The request:
Give the data again exactly as written, skipping any pictures.

------ Data section ------

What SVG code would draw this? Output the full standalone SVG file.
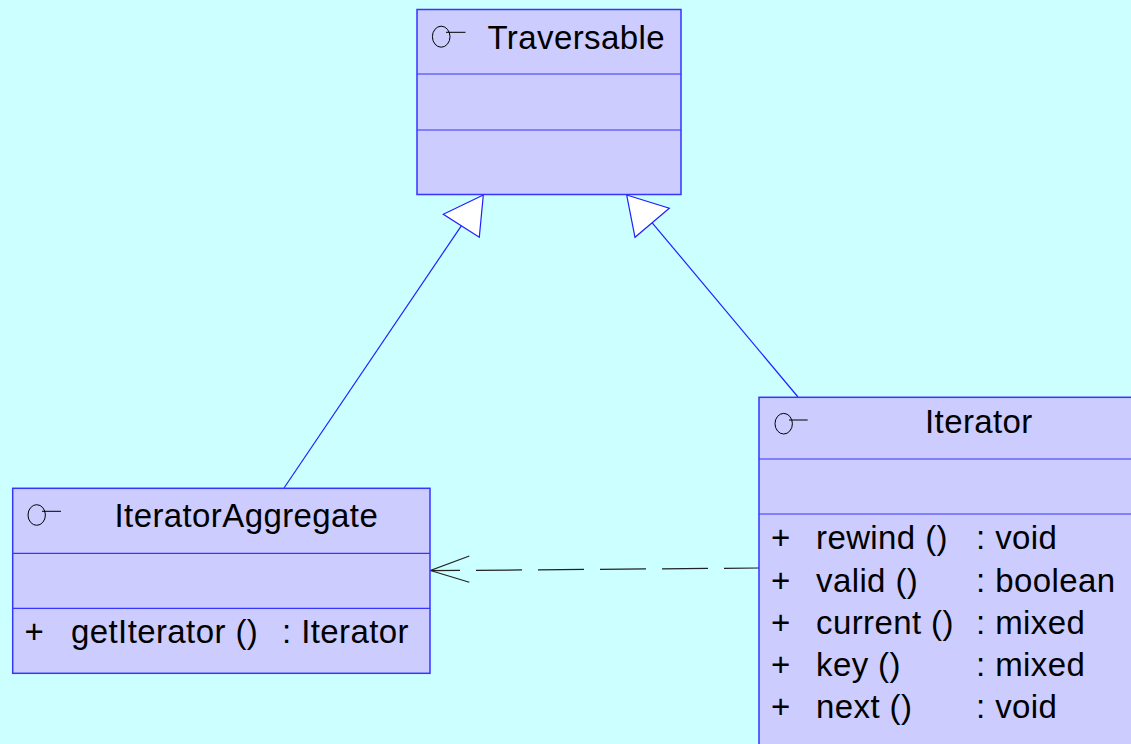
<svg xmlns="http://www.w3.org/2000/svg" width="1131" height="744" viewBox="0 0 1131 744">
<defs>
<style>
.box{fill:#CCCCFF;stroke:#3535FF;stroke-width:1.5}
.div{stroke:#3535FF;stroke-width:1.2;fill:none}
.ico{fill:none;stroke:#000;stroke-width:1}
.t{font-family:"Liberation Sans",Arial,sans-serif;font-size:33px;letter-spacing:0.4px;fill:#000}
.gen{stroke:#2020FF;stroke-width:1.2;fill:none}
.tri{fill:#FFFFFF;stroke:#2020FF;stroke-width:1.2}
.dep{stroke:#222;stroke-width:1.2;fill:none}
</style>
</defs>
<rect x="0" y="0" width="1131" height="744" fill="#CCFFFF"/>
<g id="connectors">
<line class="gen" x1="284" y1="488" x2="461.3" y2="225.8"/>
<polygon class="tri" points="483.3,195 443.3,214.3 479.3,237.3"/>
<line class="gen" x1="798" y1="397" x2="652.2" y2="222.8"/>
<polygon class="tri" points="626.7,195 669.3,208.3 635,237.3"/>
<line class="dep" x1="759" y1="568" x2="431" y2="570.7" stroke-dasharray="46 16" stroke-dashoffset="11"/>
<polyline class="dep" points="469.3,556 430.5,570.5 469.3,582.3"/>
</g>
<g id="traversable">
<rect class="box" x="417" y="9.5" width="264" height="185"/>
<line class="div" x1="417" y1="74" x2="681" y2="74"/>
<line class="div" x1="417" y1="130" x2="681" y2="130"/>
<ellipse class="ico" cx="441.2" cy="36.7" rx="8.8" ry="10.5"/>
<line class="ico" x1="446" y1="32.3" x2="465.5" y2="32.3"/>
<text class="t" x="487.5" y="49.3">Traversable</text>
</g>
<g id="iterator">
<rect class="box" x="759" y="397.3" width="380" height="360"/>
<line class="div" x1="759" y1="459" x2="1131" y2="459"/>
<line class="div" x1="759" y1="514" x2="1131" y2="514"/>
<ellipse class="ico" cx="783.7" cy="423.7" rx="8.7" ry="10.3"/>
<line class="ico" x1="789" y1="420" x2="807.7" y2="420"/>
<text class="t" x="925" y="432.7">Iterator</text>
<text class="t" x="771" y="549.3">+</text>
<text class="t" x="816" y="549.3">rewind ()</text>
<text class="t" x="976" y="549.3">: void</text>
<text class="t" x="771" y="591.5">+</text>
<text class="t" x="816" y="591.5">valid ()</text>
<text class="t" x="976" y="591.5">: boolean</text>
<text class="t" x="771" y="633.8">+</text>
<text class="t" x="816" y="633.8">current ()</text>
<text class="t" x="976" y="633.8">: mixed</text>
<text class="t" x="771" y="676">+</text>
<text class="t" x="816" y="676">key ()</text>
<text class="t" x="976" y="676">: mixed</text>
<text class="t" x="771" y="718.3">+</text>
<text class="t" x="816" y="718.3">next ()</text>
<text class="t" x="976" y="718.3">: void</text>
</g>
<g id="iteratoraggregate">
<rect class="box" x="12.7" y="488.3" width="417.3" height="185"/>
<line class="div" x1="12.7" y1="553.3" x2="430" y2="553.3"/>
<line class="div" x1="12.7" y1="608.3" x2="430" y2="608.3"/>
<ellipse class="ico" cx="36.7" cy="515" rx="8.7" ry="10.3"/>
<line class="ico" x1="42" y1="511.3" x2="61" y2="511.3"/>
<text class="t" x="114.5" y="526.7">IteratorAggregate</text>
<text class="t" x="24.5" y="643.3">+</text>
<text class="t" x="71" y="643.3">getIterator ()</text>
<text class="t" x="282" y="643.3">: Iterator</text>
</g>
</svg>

------

Result:
What SVG code would draw this? Output the full standalone SVG file.
<svg xmlns="http://www.w3.org/2000/svg" width="1131" height="744" viewBox="0 0 1131 744">
<defs>
<style>
.box{fill:#CCCCFF;stroke:#3535FF;stroke-width:1.5}
.div{stroke:#3535FF;stroke-width:1.2;fill:none}
.ico{fill:none;stroke:#000;stroke-width:1}
.t{font-family:"Liberation Sans",Arial,sans-serif;font-size:33px;letter-spacing:0.4px;fill:#000}
.gen{stroke:#2020FF;stroke-width:1.2;fill:none}
.tri{fill:#FFFFFF;stroke:#2020FF;stroke-width:1.2}
.dep{stroke:#222;stroke-width:1.2;fill:none}
</style>
</defs>
<rect x="0" y="0" width="1131" height="744" fill="#CCFFFF"/>
<g id="connectors">
<line class="gen" x1="284" y1="488" x2="461.3" y2="225.8"/>
<polygon class="tri" points="483.3,195 443.3,214.3 479.3,237.3"/>
<line class="gen" x1="798" y1="397" x2="652.2" y2="222.8"/>
<polygon class="tri" points="626.7,195 669.3,208.3 635,237.3"/>
<line class="dep" x1="759" y1="568" x2="431" y2="570.7" stroke-dasharray="46 16" stroke-dashoffset="11"/>
<polyline class="dep" points="469.3,556 430.5,570.5 469.3,582.3"/>
</g>
<g id="traversable">
<rect class="box" x="417" y="9.5" width="264" height="185"/>
<line class="div" x1="417" y1="74" x2="681" y2="74"/>
<line class="div" x1="417" y1="130" x2="681" y2="130"/>
<ellipse class="ico" cx="441.2" cy="36.7" rx="8.8" ry="10.5"/>
<line class="ico" x1="446" y1="32.3" x2="465.5" y2="32.3"/>
<text class="t" x="487.5" y="49.3">Traversable</text>
</g>
<g id="iterator">
<rect class="box" x="759" y="397.3" width="380" height="360"/>
<line class="div" x1="759" y1="459" x2="1131" y2="459"/>
<line class="div" x1="759" y1="514" x2="1131" y2="514"/>
<ellipse class="ico" cx="783.7" cy="423.7" rx="8.7" ry="10.3"/>
<line class="ico" x1="789" y1="420" x2="807.7" y2="420"/>
<text class="t" x="925" y="432.7">Iterator</text>
<text class="t" x="771" y="549.3">+</text>
<text class="t" x="816" y="549.3">rewind ()</text>
<text class="t" x="976" y="549.3">: void</text>
<text class="t" x="771" y="591.5">+</text>
<text class="t" x="816" y="591.5">valid ()</text>
<text class="t" x="976" y="591.5">: boolean</text>
<text class="t" x="771" y="633.8">+</text>
<text class="t" x="816" y="633.8">current ()</text>
<text class="t" x="976" y="633.8">: mixed</text>
<text class="t" x="771" y="676">+</text>
<text class="t" x="816" y="676">key ()</text>
<text class="t" x="976" y="676">: mixed</text>
<text class="t" x="771" y="718.3">+</text>
<text class="t" x="816" y="718.3">next ()</text>
<text class="t" x="976" y="718.3">: void</text>
</g>
<g id="iteratoraggregate">
<rect class="box" x="12.7" y="488.3" width="417.3" height="185"/>
<line class="div" x1="12.7" y1="553.3" x2="430" y2="553.3"/>
<line class="div" x1="12.7" y1="608.3" x2="430" y2="608.3"/>
<ellipse class="ico" cx="36.7" cy="515" rx="8.7" ry="10.3"/>
<line class="ico" x1="42" y1="511.3" x2="61" y2="511.3"/>
<text class="t" x="114.5" y="526.7">IteratorAggregate</text>
<text class="t" x="24.5" y="643.3">+</text>
<text class="t" x="71" y="643.3">getIterator ()</text>
<text class="t" x="282" y="643.3">: Iterator</text>
</g>
</svg>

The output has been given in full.